This content has been archived. It may no longer be relevant
The first few weeks in Prague have been very busy. The participants have already stayed in three different hostels in two towns.
The students started off staying at Sir Toby’s Hostel in the city of Prague, Czech Republic. This particular section wasn’t as tourist-oriented as some parts of Prague, and required the participants to rely on the little bit of Czech language they had learned on campus. The Principia abroad art studios are located in a functionalist work building that has an art gallery and studios called Divus. Here, they attend language classes with a professor who wrote a thesis on how to teach foreigners Czech. There are three studios that the abroad occupies, so each student has his or her own work space in which to work on large-scale drawings.
The abroad has been meeting frequently and having lectures with practicing artists and writers. “The students are bringing deep commitment to their creative work and to their encounters with Czech writers, artists and scholars. In return, the Czech writers and artists who have met and worked with the Prague abroad students have been very impressed with the students’ work ethic, intellectual curiosity and creativity. It’s been an exciting exchange of ideas,” said English professor Dinah Ryan.
There was a video art workshop from internationally-known Slava Sobotovina, a top name in the video art scene in the Czech Republic. Each participant created four works of video art and there are basic plans in the works for a video art show in Prague at the end of the abroad.
The participants have been reading works by Franz Kafka, an important Czech writer who lived in Prague. Petr A. Bílek, a professor at Charles University in Prague, gave a lecture to the students on Kafka as they were reading through Kafka’s short story The Metamorphosis and tried their own hand at writing a surrealist short story. The abroad participants are currently working on a Kafka scavenger hunt all over the city, looking for places he lived and various monuments in his name. They are expected to grow artistically both through writing about and drawing the places they are finding.
The abroad has visited the largest and the second-largest castles in the Czech Republic. The largest is in Prague and the second-largest is in the smaller town of Český Krumlov, a town that the participants lived in for almost a week. Český Krumlov is built into the bend in the Vltava River, the same north-flowing river that runs through Prague. It was once the capital of Bohemia.
The students stayed at Krumlov house, which is run by the editor and founder of the literary magazine The Literary Bohemian, Carolyn Zukowski. Zukowski ran a poetry workshop and two classes about literary magazines.
Junior Barrett Crosby has enjoyed the “awesome opportunity to go to sites in the Czech Republic, feel inspired and gather the information needed to create conceptual art.” She has also enjoyed how the abroad professors require the students to push past their artistic comfort zones.
The abroad has daily metaphysical meetings where the students are diving into topics that individuals either want to explore or want help with. Another aspect of the abroad is daily drawing and writing. The students are expected to carefully and slowly walk through various art galleries and museums drawing and writing about the things they are observing, hearing and reading.

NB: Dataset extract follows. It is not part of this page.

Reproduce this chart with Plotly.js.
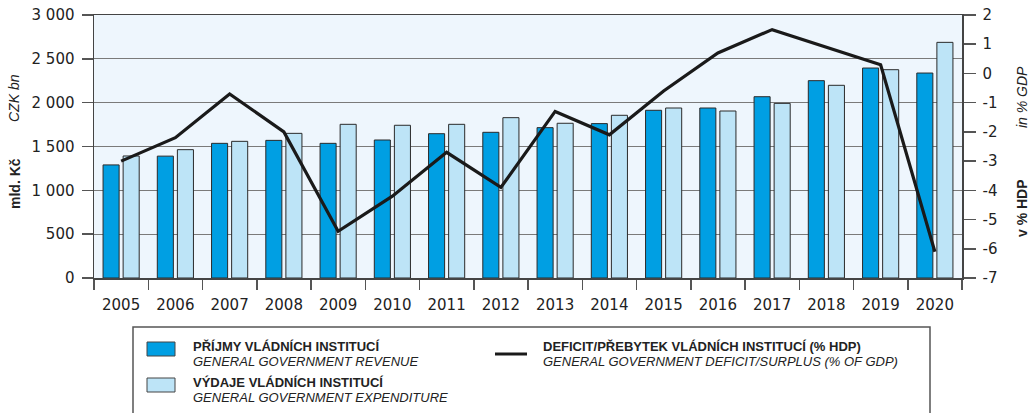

Some of these museums and art galleries the abroad attended all together but part of the abroad program curriculum includes “Prague Is Your Teacher” days where the participants are given 200 CZK, or $10, to go see something in Prague that the student is interested in. Usually the money is to be spent seeing a museum, an art gallery or historic site that the group is not going to as a unit. The participants are expected to write about their experiences and be prepared to talk about the things they saw and learned while on their own or in small groups for a few hours.
The participants are currently staying at Little Town Budget Hotel which is in the middle of a touristy Prague. Each room has its own kitchen so the students are able to do grocery shopping and cook their own food. They also have to take their laundry by metro and sit at the laundromat for a few hours. The students quickly picked up on Prague’s public transportation and are expected to get from the hotel to class on their own every morning.
The abroad also has very few group meals so it is up to each student to find a place to eat. They have all become skillful at finding quality food at cheaper prices by treading off the touristy path by a block or two.
Every day has had a different feel for this abroad group, and the attention to academic work and daily drawing and writing has improved student ability greatly in a short period of time.